Overview
- Manufacturer: Race Car Specialties
- Designer: Chuck Tanko (chassis); Kenny Ellis (body);

Body and chassis
- Class: Top Gas
- Body style: Rear-engined streamliner dragster
- Layout: Rear-engine, rear-wheel-drive

Powertrain
- Engine: 465 cu in (7,620 cc) Chrysler hemi

Dimensions
- Wheelbase: 254 in (6,500 mm)

= Researcher (dragster) =

Researcher is a streamliner dragster, sponsored by National Speed Products.

Designed by Chuck Tanko in 1971, the car was a fairly conventional rear-engined dragster, except for a winglet (similar to the one Tony Nancy used the same year) between the front wheels.
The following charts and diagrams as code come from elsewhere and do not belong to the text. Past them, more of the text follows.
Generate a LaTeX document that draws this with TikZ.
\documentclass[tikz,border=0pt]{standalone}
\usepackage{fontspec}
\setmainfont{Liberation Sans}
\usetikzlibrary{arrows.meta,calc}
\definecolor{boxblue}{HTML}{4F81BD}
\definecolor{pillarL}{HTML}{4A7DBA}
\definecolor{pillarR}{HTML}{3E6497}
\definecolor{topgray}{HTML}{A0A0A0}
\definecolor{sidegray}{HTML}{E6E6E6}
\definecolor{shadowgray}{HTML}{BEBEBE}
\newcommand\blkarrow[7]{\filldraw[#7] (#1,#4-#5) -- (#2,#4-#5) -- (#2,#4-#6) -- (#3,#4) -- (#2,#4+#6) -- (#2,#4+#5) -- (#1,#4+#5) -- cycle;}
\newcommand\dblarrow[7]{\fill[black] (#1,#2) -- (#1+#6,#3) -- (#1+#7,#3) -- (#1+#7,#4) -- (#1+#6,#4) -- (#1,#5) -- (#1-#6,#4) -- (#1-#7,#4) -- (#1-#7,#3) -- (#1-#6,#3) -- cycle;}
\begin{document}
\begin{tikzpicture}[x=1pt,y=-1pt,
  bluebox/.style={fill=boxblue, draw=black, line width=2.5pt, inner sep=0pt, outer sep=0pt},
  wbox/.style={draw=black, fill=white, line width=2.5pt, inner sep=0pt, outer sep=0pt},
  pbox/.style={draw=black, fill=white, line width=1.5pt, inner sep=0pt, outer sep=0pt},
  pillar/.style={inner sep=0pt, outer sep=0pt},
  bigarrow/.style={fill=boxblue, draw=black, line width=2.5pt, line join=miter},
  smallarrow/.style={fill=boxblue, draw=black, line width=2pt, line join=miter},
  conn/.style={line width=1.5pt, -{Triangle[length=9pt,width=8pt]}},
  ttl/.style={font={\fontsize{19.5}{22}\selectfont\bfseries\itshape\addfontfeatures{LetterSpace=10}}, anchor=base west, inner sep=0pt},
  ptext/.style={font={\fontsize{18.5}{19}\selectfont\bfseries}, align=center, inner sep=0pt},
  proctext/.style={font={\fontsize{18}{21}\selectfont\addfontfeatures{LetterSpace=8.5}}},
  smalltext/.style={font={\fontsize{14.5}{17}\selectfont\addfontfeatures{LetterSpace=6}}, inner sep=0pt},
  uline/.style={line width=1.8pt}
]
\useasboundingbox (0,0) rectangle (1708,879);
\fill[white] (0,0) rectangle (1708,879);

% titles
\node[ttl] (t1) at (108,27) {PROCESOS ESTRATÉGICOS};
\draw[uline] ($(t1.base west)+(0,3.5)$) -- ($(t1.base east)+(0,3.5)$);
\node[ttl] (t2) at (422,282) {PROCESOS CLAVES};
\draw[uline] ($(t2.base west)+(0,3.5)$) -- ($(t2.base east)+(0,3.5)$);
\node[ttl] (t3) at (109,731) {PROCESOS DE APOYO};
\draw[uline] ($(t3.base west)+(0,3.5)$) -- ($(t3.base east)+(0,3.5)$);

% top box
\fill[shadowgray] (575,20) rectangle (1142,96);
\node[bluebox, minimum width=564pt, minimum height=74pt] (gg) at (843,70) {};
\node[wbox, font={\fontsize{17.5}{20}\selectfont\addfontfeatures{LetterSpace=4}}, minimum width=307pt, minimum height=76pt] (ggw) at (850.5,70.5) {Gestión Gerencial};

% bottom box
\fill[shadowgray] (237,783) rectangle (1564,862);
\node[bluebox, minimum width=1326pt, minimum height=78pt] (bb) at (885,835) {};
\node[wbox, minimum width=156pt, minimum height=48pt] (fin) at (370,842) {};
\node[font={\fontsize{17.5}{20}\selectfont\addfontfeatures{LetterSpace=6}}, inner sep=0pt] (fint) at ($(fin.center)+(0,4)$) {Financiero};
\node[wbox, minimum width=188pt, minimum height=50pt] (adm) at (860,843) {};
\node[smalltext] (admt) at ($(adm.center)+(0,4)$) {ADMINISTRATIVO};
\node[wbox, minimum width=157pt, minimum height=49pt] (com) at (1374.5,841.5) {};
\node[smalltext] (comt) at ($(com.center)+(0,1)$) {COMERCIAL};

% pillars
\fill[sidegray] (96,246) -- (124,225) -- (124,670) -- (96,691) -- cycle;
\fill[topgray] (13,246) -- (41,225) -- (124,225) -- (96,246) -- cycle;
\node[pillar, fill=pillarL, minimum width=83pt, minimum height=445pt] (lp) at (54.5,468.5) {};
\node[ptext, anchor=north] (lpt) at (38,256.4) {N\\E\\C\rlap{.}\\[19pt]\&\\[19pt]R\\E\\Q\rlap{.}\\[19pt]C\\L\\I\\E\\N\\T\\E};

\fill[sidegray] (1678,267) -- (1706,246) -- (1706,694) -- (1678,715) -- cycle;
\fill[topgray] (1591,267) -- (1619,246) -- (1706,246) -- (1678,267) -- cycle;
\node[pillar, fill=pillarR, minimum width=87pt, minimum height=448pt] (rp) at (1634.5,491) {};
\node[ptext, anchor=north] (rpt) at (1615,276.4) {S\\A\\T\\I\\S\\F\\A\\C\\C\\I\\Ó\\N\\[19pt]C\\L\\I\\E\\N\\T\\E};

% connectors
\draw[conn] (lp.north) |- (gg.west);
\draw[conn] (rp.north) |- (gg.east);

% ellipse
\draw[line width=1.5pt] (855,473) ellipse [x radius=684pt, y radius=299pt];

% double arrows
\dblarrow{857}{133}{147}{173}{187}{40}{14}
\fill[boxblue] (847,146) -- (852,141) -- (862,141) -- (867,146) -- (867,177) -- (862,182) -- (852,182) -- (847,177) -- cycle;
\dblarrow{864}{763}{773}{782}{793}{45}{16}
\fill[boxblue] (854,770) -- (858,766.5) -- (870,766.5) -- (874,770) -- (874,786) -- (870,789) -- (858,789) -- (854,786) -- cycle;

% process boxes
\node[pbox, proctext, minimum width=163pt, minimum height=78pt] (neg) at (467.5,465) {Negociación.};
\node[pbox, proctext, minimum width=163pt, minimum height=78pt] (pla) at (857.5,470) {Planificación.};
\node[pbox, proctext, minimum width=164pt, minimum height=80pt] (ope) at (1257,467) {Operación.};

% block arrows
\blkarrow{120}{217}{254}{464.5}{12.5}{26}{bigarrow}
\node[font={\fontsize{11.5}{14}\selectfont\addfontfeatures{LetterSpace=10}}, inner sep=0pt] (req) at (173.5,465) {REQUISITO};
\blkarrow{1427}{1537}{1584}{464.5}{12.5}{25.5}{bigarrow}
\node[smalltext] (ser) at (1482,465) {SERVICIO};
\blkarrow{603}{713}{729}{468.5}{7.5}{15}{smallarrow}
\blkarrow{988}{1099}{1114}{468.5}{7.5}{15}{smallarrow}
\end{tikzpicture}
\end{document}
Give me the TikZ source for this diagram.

It used a Race Car Specialties chassis with a 254 in wheelbase (long, by the standards of the era) and was bodied in aluminum by Kenny Ellis, who also drove it. In testing, it ran 7.20 seconds at 210 mph. Powered by a 465 cid Chrysler hemi, it qualified for the last-ever NHRA Top Gas event, the 1971 NHRA Supernationals at Ontario, California.

==Sources==
- Taylor, Thom. "Beauty Beyond the Twilight Zone" in Hot Rod, April 2017, pp. 30–43.